== LISTED ENTRIES
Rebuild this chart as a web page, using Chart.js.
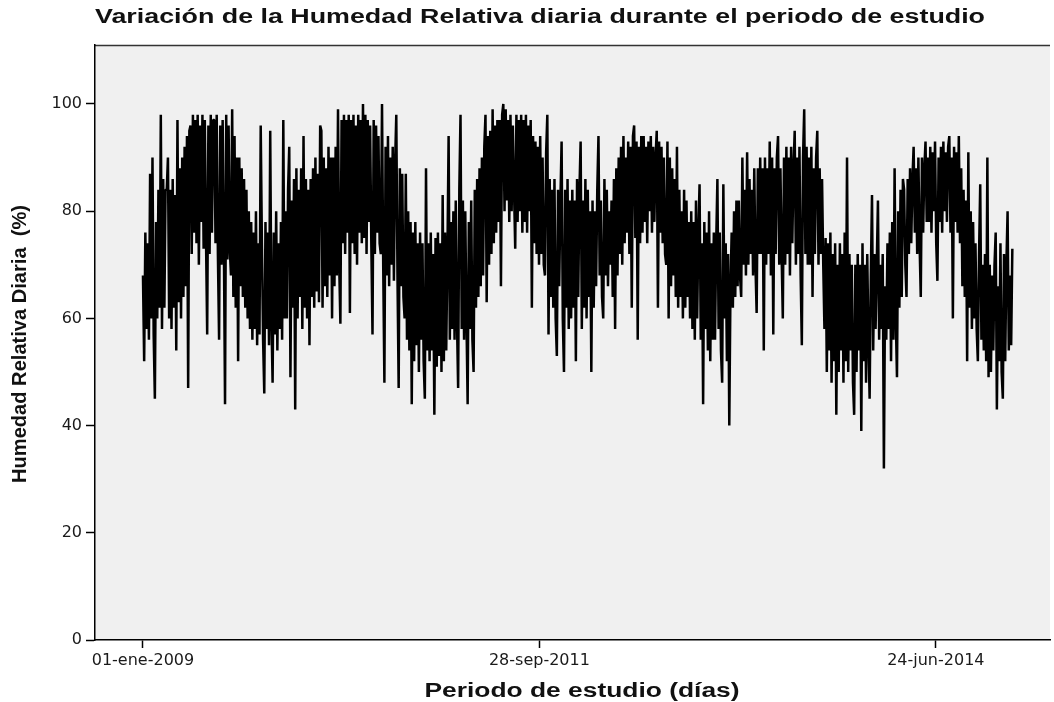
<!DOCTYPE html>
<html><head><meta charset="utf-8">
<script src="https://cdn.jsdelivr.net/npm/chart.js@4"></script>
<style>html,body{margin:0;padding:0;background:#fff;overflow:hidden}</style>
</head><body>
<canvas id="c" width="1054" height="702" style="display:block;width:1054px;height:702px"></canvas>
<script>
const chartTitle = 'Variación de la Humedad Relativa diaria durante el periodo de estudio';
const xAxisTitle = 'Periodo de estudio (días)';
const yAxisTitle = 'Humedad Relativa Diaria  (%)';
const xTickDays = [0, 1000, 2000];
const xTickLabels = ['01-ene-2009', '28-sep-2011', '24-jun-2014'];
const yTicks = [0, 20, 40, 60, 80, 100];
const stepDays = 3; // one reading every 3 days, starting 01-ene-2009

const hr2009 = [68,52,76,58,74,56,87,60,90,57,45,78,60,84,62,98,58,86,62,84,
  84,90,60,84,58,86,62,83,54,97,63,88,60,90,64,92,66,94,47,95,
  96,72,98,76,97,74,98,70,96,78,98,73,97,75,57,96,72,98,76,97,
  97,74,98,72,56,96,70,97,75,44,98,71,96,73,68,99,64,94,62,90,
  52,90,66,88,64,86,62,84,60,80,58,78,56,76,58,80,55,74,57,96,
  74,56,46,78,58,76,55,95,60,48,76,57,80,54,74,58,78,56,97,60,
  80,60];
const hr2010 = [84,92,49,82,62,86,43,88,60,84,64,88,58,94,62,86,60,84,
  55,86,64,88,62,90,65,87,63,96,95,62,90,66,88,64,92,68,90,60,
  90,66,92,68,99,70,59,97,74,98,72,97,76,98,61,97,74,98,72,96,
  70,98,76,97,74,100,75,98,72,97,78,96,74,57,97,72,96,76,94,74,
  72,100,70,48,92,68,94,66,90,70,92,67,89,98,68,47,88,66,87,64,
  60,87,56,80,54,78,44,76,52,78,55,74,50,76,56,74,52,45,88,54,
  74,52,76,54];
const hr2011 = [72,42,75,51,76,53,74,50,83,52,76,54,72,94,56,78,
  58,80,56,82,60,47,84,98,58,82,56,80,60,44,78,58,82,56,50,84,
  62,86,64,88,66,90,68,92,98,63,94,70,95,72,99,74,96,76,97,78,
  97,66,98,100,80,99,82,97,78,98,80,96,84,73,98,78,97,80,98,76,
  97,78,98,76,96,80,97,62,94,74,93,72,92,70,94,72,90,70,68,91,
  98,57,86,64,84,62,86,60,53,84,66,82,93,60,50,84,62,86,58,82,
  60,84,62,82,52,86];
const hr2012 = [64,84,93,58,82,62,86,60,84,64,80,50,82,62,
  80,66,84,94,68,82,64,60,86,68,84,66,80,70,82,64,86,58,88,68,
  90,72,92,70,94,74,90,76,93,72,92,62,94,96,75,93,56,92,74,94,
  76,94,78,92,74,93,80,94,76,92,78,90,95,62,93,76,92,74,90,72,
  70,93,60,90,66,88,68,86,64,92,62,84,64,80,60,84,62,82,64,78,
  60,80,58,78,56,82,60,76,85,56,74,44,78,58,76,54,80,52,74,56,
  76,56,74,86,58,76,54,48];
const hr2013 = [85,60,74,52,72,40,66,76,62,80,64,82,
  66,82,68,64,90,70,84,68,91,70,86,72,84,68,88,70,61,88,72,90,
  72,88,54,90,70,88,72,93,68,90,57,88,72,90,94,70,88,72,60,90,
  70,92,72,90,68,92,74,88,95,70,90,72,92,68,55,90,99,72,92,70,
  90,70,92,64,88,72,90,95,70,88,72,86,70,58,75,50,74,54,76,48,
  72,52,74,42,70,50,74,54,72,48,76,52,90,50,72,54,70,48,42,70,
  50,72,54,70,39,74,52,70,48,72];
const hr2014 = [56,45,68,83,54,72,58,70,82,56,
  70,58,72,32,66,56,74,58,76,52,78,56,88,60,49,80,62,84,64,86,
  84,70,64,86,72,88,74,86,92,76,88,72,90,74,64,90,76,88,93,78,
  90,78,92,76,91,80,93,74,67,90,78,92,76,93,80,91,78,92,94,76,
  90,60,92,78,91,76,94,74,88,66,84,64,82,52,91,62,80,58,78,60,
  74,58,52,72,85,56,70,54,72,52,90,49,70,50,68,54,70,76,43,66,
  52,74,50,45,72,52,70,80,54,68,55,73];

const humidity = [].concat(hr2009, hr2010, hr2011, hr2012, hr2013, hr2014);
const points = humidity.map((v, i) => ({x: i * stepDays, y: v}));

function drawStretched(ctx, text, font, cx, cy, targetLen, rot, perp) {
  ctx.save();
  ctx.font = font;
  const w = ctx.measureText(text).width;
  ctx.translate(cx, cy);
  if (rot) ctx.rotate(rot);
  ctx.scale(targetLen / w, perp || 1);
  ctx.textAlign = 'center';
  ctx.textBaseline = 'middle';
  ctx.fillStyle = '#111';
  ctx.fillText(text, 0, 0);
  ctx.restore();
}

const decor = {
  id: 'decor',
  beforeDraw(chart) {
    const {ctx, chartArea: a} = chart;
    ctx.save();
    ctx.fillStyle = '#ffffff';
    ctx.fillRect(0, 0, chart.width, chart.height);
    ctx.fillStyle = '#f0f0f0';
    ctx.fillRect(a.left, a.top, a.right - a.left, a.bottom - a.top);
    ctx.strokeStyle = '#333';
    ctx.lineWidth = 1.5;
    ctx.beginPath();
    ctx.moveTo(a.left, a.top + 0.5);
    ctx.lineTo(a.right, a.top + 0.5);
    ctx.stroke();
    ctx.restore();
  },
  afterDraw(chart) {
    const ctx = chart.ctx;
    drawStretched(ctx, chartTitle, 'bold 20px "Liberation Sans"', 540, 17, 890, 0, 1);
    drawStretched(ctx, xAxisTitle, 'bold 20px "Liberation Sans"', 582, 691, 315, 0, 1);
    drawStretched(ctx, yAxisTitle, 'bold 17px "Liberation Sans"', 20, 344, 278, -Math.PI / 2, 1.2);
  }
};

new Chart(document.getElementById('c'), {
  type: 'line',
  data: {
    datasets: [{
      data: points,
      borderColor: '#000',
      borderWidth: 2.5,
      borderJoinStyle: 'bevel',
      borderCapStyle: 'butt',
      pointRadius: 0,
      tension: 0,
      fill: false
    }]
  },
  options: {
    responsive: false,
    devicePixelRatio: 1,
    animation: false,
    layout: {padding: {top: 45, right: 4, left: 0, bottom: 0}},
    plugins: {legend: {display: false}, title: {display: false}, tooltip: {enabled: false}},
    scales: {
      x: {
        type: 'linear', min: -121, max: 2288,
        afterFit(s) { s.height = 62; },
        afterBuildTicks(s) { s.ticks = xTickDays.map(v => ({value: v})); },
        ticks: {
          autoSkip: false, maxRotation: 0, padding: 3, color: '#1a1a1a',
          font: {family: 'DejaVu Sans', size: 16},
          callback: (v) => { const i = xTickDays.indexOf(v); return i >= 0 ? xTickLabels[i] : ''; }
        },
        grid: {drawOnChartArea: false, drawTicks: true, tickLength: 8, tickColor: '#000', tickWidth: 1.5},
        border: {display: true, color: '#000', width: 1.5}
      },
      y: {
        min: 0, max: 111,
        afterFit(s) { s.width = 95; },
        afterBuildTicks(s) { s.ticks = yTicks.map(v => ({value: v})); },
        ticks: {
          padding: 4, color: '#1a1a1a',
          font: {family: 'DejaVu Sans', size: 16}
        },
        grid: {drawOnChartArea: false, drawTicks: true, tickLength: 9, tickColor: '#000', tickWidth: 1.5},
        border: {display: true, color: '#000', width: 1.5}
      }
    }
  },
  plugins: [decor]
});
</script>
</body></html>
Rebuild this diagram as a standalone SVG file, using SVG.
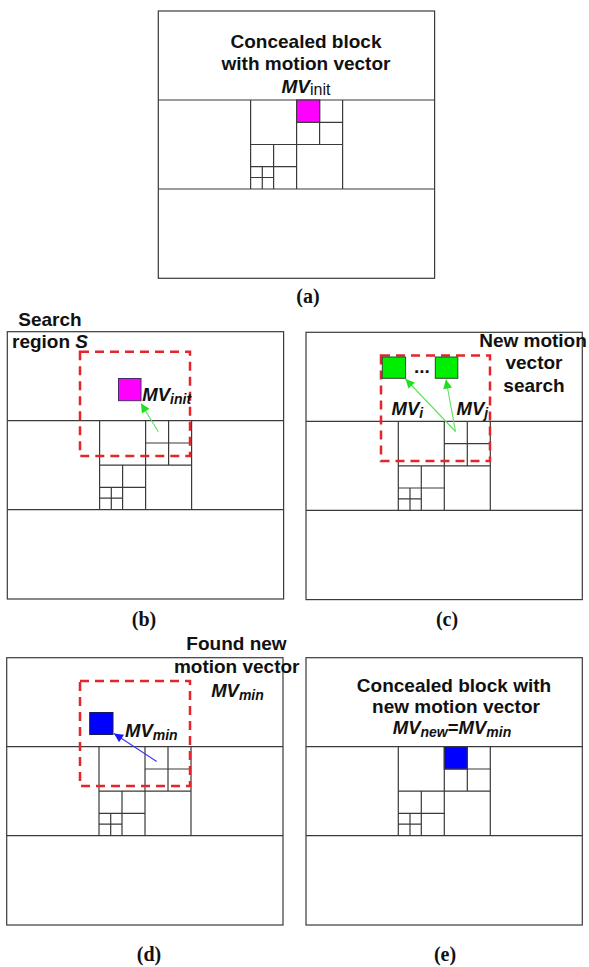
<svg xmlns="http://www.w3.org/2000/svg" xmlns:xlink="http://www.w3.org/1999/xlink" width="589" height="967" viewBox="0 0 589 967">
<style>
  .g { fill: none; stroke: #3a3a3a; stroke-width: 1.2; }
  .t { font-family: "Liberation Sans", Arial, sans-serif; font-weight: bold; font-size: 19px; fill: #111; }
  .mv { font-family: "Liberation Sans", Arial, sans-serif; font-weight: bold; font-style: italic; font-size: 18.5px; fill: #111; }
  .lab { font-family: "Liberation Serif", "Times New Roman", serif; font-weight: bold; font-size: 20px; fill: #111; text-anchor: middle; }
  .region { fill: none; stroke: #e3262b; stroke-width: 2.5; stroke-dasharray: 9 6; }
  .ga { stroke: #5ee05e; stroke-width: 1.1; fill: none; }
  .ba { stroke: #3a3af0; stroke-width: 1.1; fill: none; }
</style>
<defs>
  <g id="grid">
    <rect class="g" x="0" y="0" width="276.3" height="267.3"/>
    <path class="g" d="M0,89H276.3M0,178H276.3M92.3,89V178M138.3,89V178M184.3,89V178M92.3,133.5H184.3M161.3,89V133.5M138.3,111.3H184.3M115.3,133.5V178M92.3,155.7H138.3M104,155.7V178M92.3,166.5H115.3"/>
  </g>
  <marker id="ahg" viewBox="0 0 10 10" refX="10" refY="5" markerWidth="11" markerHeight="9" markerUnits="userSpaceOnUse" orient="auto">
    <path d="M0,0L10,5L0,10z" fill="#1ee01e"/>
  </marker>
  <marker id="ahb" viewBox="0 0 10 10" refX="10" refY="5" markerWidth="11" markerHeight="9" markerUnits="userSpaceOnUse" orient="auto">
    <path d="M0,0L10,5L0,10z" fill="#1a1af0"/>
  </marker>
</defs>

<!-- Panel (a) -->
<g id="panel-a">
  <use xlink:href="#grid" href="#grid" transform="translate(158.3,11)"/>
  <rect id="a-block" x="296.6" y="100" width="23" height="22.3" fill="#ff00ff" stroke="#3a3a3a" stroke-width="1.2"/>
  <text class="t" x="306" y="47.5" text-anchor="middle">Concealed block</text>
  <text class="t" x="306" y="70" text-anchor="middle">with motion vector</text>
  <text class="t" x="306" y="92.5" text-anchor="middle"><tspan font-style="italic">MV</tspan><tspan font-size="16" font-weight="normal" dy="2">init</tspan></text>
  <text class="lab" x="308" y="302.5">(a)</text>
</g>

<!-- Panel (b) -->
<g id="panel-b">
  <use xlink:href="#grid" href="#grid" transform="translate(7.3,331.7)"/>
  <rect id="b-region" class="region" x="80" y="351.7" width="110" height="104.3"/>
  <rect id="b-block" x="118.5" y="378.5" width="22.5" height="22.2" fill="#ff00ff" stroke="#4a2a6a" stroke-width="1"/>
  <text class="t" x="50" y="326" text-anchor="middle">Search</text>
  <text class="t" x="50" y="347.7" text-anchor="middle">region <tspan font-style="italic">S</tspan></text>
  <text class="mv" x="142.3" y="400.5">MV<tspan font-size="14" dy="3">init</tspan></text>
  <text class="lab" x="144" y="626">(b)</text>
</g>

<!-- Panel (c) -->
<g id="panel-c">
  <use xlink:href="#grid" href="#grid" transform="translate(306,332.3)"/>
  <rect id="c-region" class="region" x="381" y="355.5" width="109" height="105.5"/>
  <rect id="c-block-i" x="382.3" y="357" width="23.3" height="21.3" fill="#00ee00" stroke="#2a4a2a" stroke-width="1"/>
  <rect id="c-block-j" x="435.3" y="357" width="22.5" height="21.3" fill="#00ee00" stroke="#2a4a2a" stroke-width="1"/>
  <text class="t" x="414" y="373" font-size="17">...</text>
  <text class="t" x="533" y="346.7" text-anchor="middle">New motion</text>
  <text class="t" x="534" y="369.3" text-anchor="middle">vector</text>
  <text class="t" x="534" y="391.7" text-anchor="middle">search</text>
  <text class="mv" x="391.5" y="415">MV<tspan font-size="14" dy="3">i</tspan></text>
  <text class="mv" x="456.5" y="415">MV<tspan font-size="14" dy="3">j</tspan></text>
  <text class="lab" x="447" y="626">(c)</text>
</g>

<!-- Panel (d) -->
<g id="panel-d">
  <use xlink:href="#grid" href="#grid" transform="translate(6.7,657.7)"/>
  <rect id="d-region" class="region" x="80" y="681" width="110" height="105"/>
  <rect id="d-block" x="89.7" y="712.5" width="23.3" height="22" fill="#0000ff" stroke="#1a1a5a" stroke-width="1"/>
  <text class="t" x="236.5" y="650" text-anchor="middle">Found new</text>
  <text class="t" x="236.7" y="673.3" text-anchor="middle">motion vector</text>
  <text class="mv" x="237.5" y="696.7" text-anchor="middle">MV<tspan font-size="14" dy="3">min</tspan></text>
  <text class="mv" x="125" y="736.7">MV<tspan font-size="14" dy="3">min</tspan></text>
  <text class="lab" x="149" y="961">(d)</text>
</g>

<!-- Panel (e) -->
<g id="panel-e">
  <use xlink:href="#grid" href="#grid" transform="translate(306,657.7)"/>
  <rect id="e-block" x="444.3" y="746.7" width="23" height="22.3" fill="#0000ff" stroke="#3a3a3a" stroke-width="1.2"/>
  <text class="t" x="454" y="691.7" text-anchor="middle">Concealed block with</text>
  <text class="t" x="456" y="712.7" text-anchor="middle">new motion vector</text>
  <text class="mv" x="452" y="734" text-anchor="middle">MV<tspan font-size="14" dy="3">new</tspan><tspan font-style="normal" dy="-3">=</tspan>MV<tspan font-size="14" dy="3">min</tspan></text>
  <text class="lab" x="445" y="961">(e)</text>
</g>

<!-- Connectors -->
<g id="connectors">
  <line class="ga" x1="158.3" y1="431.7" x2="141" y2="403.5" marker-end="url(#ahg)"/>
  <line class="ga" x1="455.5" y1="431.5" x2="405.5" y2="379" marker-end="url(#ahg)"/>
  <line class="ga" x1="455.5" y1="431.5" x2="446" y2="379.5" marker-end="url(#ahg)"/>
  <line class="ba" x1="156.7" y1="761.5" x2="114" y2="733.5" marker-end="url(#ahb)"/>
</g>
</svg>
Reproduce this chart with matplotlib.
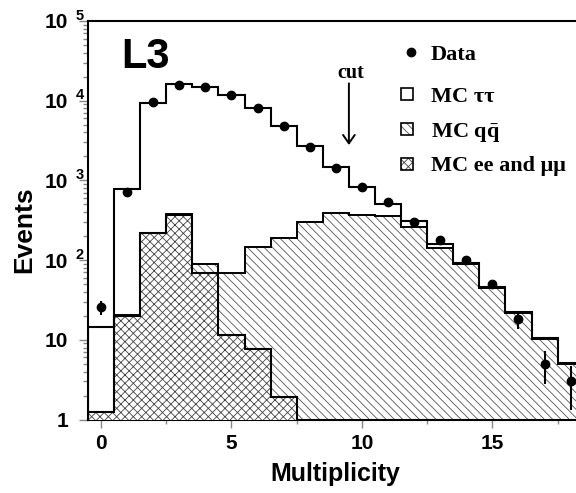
====
• [TASK BRIEF]
In the entries above, locate every line with the word "this" and copy it.

• [THE SOLUTION]
Rebuild this chart as a web page, using Chart.js.
Rebuild this diagram as a standalone SVG file, using SVG.
Reproduce this chart with matplotlib.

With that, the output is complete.